Importantly, when propensity score matching was used as a sensitivity analysis, the association between exclusive e-cigarette use and lower hypertension odds became weaker and was no longer statistically significant. This suggests that the finding may be partly explained by differences between groups, such as healthy switcher bias, residual confounding, body weight differences, or other unmeasured factors.
What the findings do not mean
The study does not show that vaping protects against high blood pressure. Because the data were cross-sectional, we cannot prove cause and effect. We also could not determine whether vaping started before or after hypertension diagnosis.
The findings should therefore not be used to claim that e-cigarettes reduce the risk of hypertension. A more cautious interpretation is that adults who had switched completely from smoking to vaping had lower observed odds of hypertension in standard models, but this pattern weakened after stronger adjustment for group differences.
The study does not show that vaping protects against high blood pressure. A more cautious interpretation is that adults who had switched completely from smoking to vaping had lower observed odds of hypertension in standard models, a pattern that weakened after stronger adjustment.
What about dual use?
Adults who both smoked and vaped did not have significantly lower odds of hypertension. This is important because it suggests that any possible health advantage is unlikely to come from vaping while continuing to smoke. Complete switching away from combustible cigarettes remains a key distinction in tobacco harm reduction research.

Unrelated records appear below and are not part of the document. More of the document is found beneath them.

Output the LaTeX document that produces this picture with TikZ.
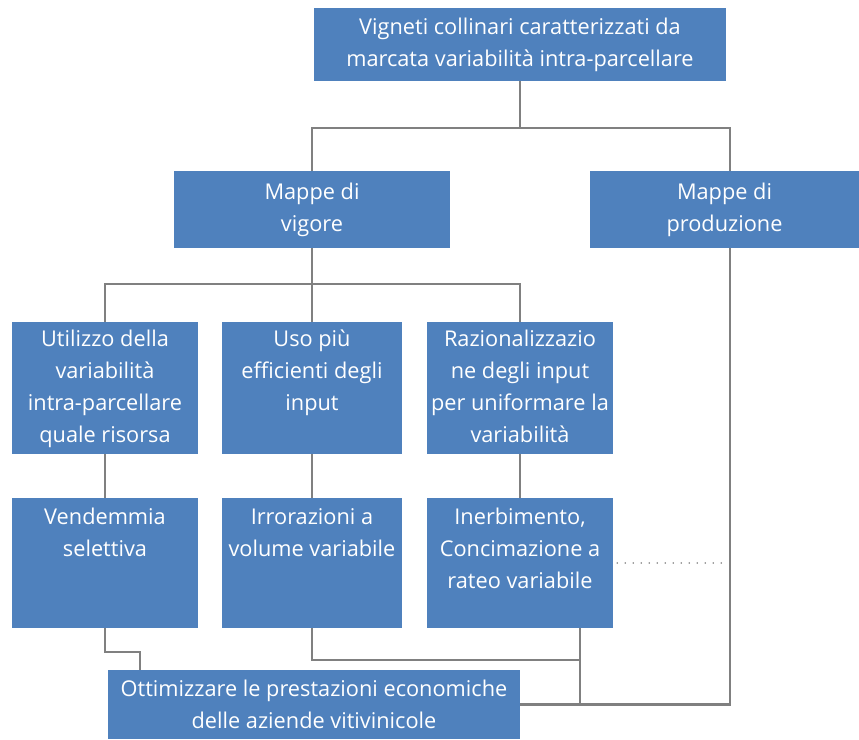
\documentclass[tikz,border=0pt]{standalone}
\usepackage{fontspec}
\setmainfont{Open Sans}
\usepackage{tikz}
\usetikzlibrary{positioning}

\definecolor{boxblue}{HTML}{4F81BD}
\definecolor{linegray}{HTML}{808080}

% testo allineato in alto nelle caselle
\newcommand{\righe}[1]{\begin{tabular}[t]{@{}c@{}}#1\end{tabular}}

\begin{document}
\begin{tikzpicture}[x=0.75pt, y=-0.75pt,
        box/.style={fill=boxblue, text=white, font=\fontsize{16.3}{24}\selectfont, inner sep=0pt},
        titolo/.style={box, align=center},
        azione/.style={box, inner ysep=3pt, text height=15.5pt, text depth=77.5pt},
        intervento/.style={box, inner ysep=3pt, text height=17pt, text depth=74.5pt},
        link/.style={draw=linegray, line width=2pt},
        puntini/.style={draw=linegray, line width=1.3pt, dash pattern=on 0pt off 6pt, line cap=round}]
        \useasboundingbox (0,0) rectangle (859,739);

        % Nodes
        \node[titolo, minimum width=309pt, minimum height=54.75pt] (top) at (520,44.5) {Vigneti collinari caratterizzati da\\marcata variabilità intra-parcellare};
        \node[titolo, minimum width=207pt, minimum height=57.75pt] (vigore) at (312,209.5) {Mappe di\\vigore};
        \node[titolo, minimum width=201.75pt, minimum height=57.75pt] (produz) at (724.5,209.5) {Mappe di\\produzione};

        \node[azione, minimum width=139.5pt] (util) at (105,388) {\righe{Utilizzo della\\variabilità\\intra-parcellare\\quale risorsa}};
        \node[azione, minimum width=135pt] (uso) at (312,388) {\righe{Uso più\\efficienti degli\\input}};
        \node[azione, minimum width=139.5pt] (raz) at (520,388) {\righe{Razionalizzazio\\ne degli input\\per uniformare la\\variabilità}};

        \node[intervento, minimum width=139.5pt] (vend) at (105,563) {\righe{Vendemmia\\selettiva}};
        \node[intervento, minimum width=135pt] (irror) at (312,563) {\righe{Irrorazioni a\\volume variabile}};
        \node[intervento, minimum width=139.5pt] (inerb) at (520,563) {\righe{Inerbimento,\\Concimazione a\\rateo variabile}};

        \node[titolo, minimum width=309pt, minimum height=51.75pt] (ottim) at (314,704.5) {Ottimizzare le prestazioni economiche\\delle aziende vitivinicole};

        % Junctions
        \coordinate (rtop) at (730,128);
        \coordinate (hub) at (312,284);
        \coordinate (k1) at (140,652);
        \coordinate (k2) at (580,660);

        % Lines
        \draw[link] (top) -- (top |- rtop);
        \draw[link] (vigore) |- (rtop) -- (rtop |- produz.north);
        \draw[link] (rtop |- produz.south) |- (ottim.east);
        \draw[link] (vigore) -- (uso);
        \draw[link] (util) |- (hub) -| (raz);
        \draw[link] (util) -- (vend);
        \draw[link] (uso) -- (irror);
        \draw[link] (raz) -- (inerb);
        \draw[link] (vend) |- (k1) -- (k1 |- ottim.north);
        \draw[link] (irror) |- (k2);
        \draw[link] (inerb.south -| k2) -- (k2 |- ottim.east);
        \draw[puntini] ([xshift=3pt]inerb.east) -- ([xshift=-3pt]inerb.east -| rtop);
    \end{tikzpicture}
\end{document}
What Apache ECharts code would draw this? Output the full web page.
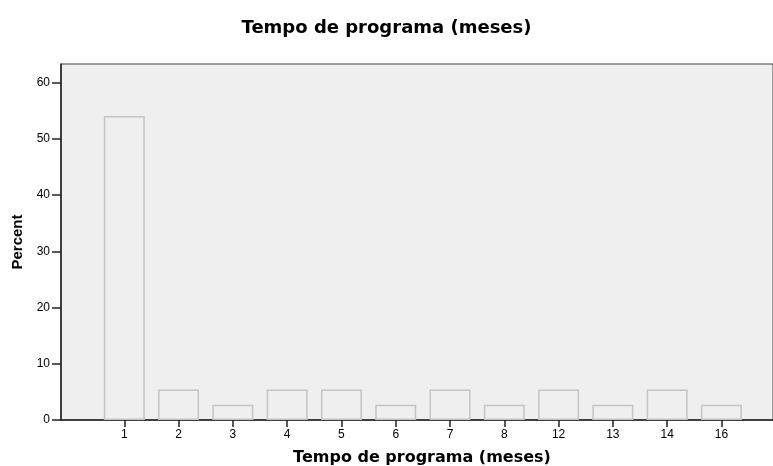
<!DOCTYPE html>
<html>
<head>
<meta charset="utf-8">
<script src="https://cdn.jsdelivr.net/npm/echarts@6/dist/echarts.min.js"></script>
<style>
  html, body { margin: 0; padding: 0; background: #fff; }
  #main { width: 773px; height: 466px; }
</style>
</head>
<body>
<div id="main"></div>
<script>
var categories = ['1', '2', '3', '4', '5', '6', '7', '8', '12', '13', '14', '16'];
var percents = [54.05, 5.41, 2.70, 5.41, 5.41, 2.70, 5.41, 2.70, 5.41, 2.70, 5.41, 2.70];
var yTicks = [0, 10, 20, 30, 40, 50, 60];

var font = '"Liberation Sans", Arial, sans-serif';
var wideFont = '"DejaVu Sans", sans-serif';

// bars sit on index positions of a value axis, so the plot keeps its wide left margin
var barData = percents.map(function (v, i) { return [i, v]; });
var tickPos = categories.map(function (c, i) { return i; });

var myChart = echarts.init(document.getElementById('main'));
var option = {
    animation: false,
    title: {
        text: 'Tempo de programa (meses)',
        left: 'center',
        top: 14,
        textStyle: { fontFamily: wideFont, fontSize: 18, fontWeight: 'bold', color: '#000' }
    },
    grid: {
        left: 61, right: 0, top: 64, bottom: 46,
        outerBoundsMode: 'none',
        containLabel: false,
        show: true,
        backgroundColor: '#efefef',
        borderColor: '#444',
        borderWidth: 1
    },
    xAxis: {
        type: 'value',
        min: -1.166,
        max: 11.95,
        name: 'Tempo de programa (meses)',
        nameLocation: 'middle',
        nameGap: 30,
        nameTextStyle: { fontFamily: wideFont, fontSize: 16, fontWeight: 'bold', color: '#000', padding: [0, 0, 0, 10] },
        splitLine: { show: false },
        axisLine: { show: true, onZero: false, lineStyle: { color: '#222', width: 1.5 } },
        axisTick: { show: true, customValues: tickPos, length: 7, inside: false, lineStyle: { color: '#222', width: 1.5 } },
        axisLabel: {
            customValues: tickPos,
            fontFamily: font, fontSize: 12, color: '#000', margin: 9,
            formatter: function (v) { return categories[Math.round(v)]; }
        }
    },
    yAxis: {
        type: 'value',
        min: 0,
        max: 63.3,
        name: 'Percent',
        nameLocation: 'middle',
        nameGap: 30,
        nameRotate: 90,
        nameTextStyle: { fontFamily: font, fontSize: 15, fontWeight: 'bold', color: '#000' },
        splitLine: { show: false },
        axisLine: { show: true, onZero: false, lineStyle: { color: '#222', width: 1.5 } },
        axisTick: { show: true, customValues: yTicks, length: 9, lineStyle: { color: '#222', width: 1.5 } },
        axisLabel: { customValues: yTicks, fontFamily: font, fontSize: 12, color: '#000', margin: 11 }
    },
    series: [{
        type: 'bar',
        data: barData,
        barWidth: 41,
        itemStyle: { color: '#efefef', borderColor: '#c4c4c4', borderWidth: 1.5 }
    }]
};
myChart.setOption(option);
</script>
</body>
</html>
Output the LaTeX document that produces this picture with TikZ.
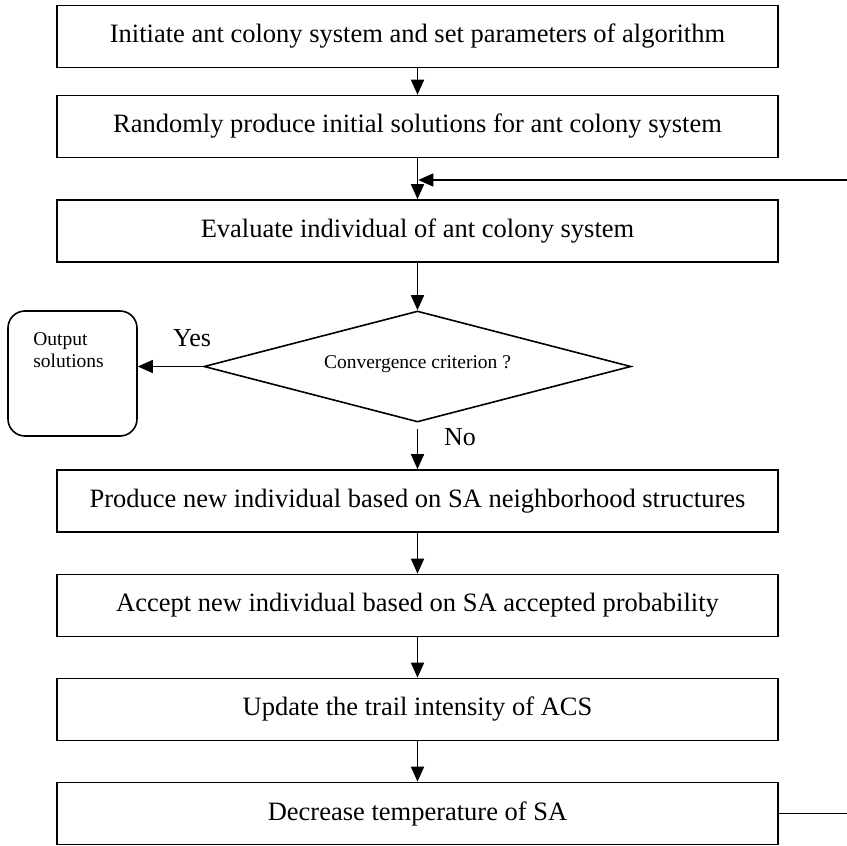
\documentclass[tikz,border=0pt]{standalone}
\usepackage{fontspec}
\setmainfont{Liberation Serif}
\usetikzlibrary{shapes.geometric,arrows.meta}
\begin{document}
\begin{tikzpicture}[x=1pt,y=-1pt,
  stepbox/.style={draw, line width=1.6pt, minimum width=721pt, minimum height=62pt,
    inner sep=0pt, font=\fontsize{26.5}{30}\selectfont},
  decision/.style={draw, diamond, aspect=3.85, line width=1.6pt, minimum width=427pt,
    minimum height=111pt, inner sep=0pt, font=\fontsize{19.5}{22}\selectfont},
  endbox/.style={draw, rounded corners=17pt, line width=1.6pt,
    minimum width=129pt, minimum height=125pt, inner sep=0pt},
  smalltext/.style={font=\fontsize{19.5}{22}\selectfont, inner sep=0pt},
  answer/.style={font=\fontsize{26}{30}\selectfont, inner sep=0pt},
  flow/.style={line width=1.6pt, -{Triangle[length=15pt,width=13pt]}},
  plain/.style={line width=1.6pt}]
\useasboundingbox (0,0) rectangle (847,846);

% main column of process steps
\node[stepbox] (init) at (417.5,36.5) {Initiate ant colony system and set parameters of algorithm};
\node[stepbox] (rand) at (417.5,126.5) {Randomly produce initial solutions for ant colony system};
\node[stepbox] (eval) at (417.5,231) {Evaluate individual of ant colony system};
\node[decision] (conv) at (417.5,366.5) {\raisebox{8pt}{Convergence criterion ?}};
\node[stepbox] (prod) at (417.5,501) {Produce new individual based on SA neighborhood structures};
\node[stepbox] (acc)  at (417.5,605.5) {Accept new individual based on SA accepted probability};
\node[stepbox] (upd)  at (417.5,709.5) {Update the trail intensity of ACS};
\node[stepbox] (dec)  at (417.5,813.5) {Decrease temperature of SA};

% terminal box for the converged case
\node[endbox,
  label={[smalltext, align=left, anchor=north west, xshift=26pt, yshift=-22pt]north west:Output\\solutions}]
  (out) at (72.5,373.5) {};

% branch labels
\node[answer] (yes) at (192,338) {Yes};
\node[answer] (no) at (460,437) {No};

% loop-back entry point between the second and third steps
\coordinate (join) at (418.3,180);

% connectors
\draw[flow] (init) -- (rand);
\draw[flow] (rand) -- (eval);
\draw[flow] (eval) -- (conv);
\draw[flow] (conv.west) -- (conv.west -| out.east);
\draw[flow] ([yshift=-6pt]conv.south) -- (prod.north);
\draw[flow] (prod) -- (acc);
\draw[flow] (acc) -- (upd);
\draw[flow] (upd) -- (dec);
\draw[flow] (dec.east) -- ++(100,0) |- (join);
\end{tikzpicture}
\end{document}
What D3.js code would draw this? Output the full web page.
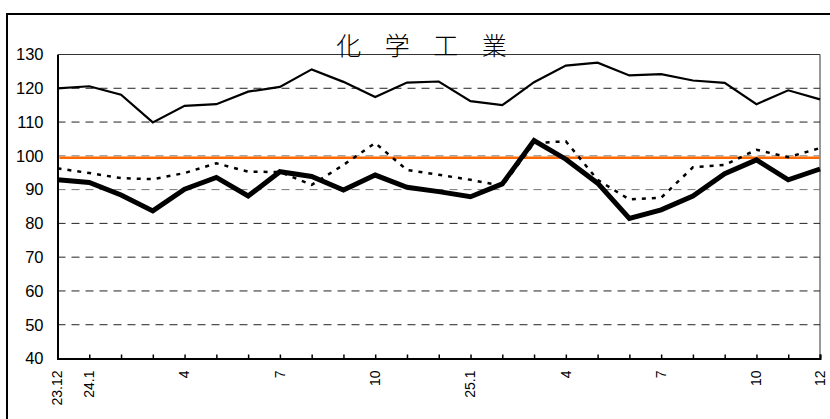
<!DOCTYPE html>
<html>
<head>
<meta charset="utf-8">
<script src="https://cdn.jsdelivr.net/npm/d3@7"></script>
<style>
  body { margin: 0; background: #fff; }
  svg { display: block; }
</style>
</head>
<body>
<svg id="chart"></svg>
<script>
// months from 23.12 to 25.12
const months = ["23.12", "24.1", "2", "3", "4", "5", "6", "7", "8", "9", "10", "11", "12",
                "25.1", "2", "3", "4", "5", "6", "7", "8", "9", "10", "11", "12"];
const shownLabels = [0, 1, 4, 7, 10, 13, 16, 19, 22, 24];

// thin solid line
const series1 = [120.0, 120.6, 118.1, 109.9, 114.8, 115.3, 119.0, 120.4, 125.6, 121.9, 117.4, 121.7,
                 122.0, 116.2, 115.0, 121.8, 126.7, 127.6, 123.8, 124.2, 122.3, 121.6, 115.3, 119.4, 116.7];
// dotted line
const series2 = [96.3, 94.9, 93.4, 93.1, 94.9, 97.8, 95.3, 95.2, 91.4, 97.3, 103.8, 95.8,
                 94.4, 92.9, 91.1, 103.8, 104.3, 92.9, 87.1, 87.6, 96.6, 97.3, 101.8, 99.6, 102.3];
// thick solid line
const series3 = [92.9, 92.1, 88.4, 83.7, 90.1, 93.6, 88.1, 95.3, 93.9, 89.9, 94.3, 90.7,
                 89.4, 87.9, 91.7, 104.5, 99.0, 91.9, 81.5, 84.0, 88.1, 94.7, 98.8, 92.9, 96.1];
const referenceLevel = 99.4;
const yTicks = [40, 50, 60, 70, 80, 90, 100, 110, 120, 130];

const width = 830, height = 419;
const plot = { left: 57.5, right: 820, top: 54.5, bottom: 358.5 };

const svg = d3.select("#chart")
    .attr("width", width)
    .attr("height", height);

// outer frame (only left and top are inside the picture)
svg.append("rect")
    .attr("x", 7).attr("y", 14)
    .attr("width", 900).attr("height", 500)
    .attr("fill", "none")
    .attr("stroke", "#000")
    .attr("stroke-width", 2);

const x = d3.scaleLinear().domain([0, months.length - 1]).range([plot.left, plot.right]);
const y = d3.scaleLinear().domain([40, 130]).range([plot.bottom, plot.top]);

// plot area border (top and right)
svg.append("path")
    .attr("d", `M${plot.left},${plot.top}H${plot.right}V${plot.bottom}`)
    .attr("fill", "none")
    .attr("stroke", "#333")
    .attr("stroke-width", 1);

// dashed gridlines
svg.append("g")
    .selectAll("line")
    .data(yTicks.filter(d => d > 40 && d < 130))
    .join("line")
    .attr("x1", plot.left).attr("x2", plot.right)
    .attr("y1", d => y(d)).attr("y2", d => y(d))
    .attr("stroke", d => (d === 90 || d === 100) ? "#777" : "#222")
    .attr("stroke-width", 1)
    .attr("stroke-dasharray", "8,6");

// y axis
const yAxis = svg.append("g")
    .attr("transform", `translate(${plot.left},0)`)
    .call(d3.axisLeft(y).tickValues(yTicks).tickSize(0).tickPadding(14));
yAxis.select(".domain").attr("stroke", "#000").attr("stroke-width", 2);
yAxis.selectAll("text")
    .attr("font-family", "Liberation Sans, Arial, sans-serif")
    .attr("font-size", 16.5)
    .attr("fill", "#000");

// x axis with inward ticks
const xAxis = svg.append("g")
    .attr("transform", `translate(0,${plot.bottom})`)
    .call(d3.axisBottom(x)
        .tickValues(d3.range(months.length))
        .tickSize(-4)
        .tickFormat(""));
xAxis.select(".domain").attr("stroke", "#000").attr("stroke-width", 2);
xAxis.selectAll(".tick line").attr("stroke", "#000").attr("stroke-width", 1.5);

svg.append("g")
    .selectAll("text")
    .data(shownLabels)
    .join("text")
    .attr("transform", d => `translate(${x(d)},${plot.bottom + 12}) rotate(-90)`)
    .attr("text-anchor", "end")
    .attr("dy", "0.35em")
    .attr("font-family", "Liberation Sans, Arial, sans-serif")
    .attr("font-size", 14)
    .attr("fill", "#000")
    .text(d => months[d]);

// reference level
svg.append("line")
    .attr("x1", plot.left + 2).attr("x2", plot.right)
    .attr("y1", y(referenceLevel)).attr("y2", y(referenceLevel))
    .attr("stroke", "#ff6a00")
    .attr("stroke-width", 2.5);

const line = d3.line().x((d, i) => x(i)).y(d => y(d));

svg.append("path")
    .datum(series2)
    .attr("d", line)
    .attr("fill", "none")
    .attr("stroke", "#000")
    .attr("stroke-width", 2.5)
    .attr("stroke-dasharray", "4,6");

svg.append("path")
    .datum(series1)
    .attr("d", line)
    .attr("fill", "none")
    .attr("stroke", "#000")
    .attr("stroke-width", 2.2);

svg.append("path")
    .datum(series3)
    .attr("d", line)
    .attr("fill", "none")
    .attr("stroke", "#000")
    .attr("stroke-width", 5)
    .attr("stroke-linejoin", "miter");

// title
svg.append("text")
    .attr("x", 426)
    .attr("y", 55)
    .attr("text-anchor", "middle")
    .attr("font-family", "Noto Sans CJK JP, sans-serif")
    .attr("font-weight", 300)
    .attr("font-size", 25)
    .attr("letter-spacing", 9)
    .attr("fill", "#000")
    .text("化 学 工 業");
</script>
</body>
</html>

Why more research is needed
Future studies should follow people over time and use objective blood pressure measurements. They should also capture the following factors:
- Body mass index
- Duration of smoking
- Timing of smoking cessation
- Duration of e-cigarette use
- Nicotine strength and device type
- Whether people fully switch or continue smoking
Bottom line
This Scottish population-based study adds new evidence to the debate on e-cigarette use, smoking, and hypertension. Current exclusive e-cigarette users appeared to have lower odds of doctor-diagnosed hypertension in conventional adjusted models, especially former smokers who had switched to vaping. However, this association was not robust after propensity score matching and should not be interpreted as evidence that vaping prevents high blood pressure.
The key public health message is clear: smoking remains a major cardiovascular risk factor, dual use should not be assumed to reduce risk, and better longitudinal evidence is needed to understand the long-term cardiovascular effects of e-cigarettes.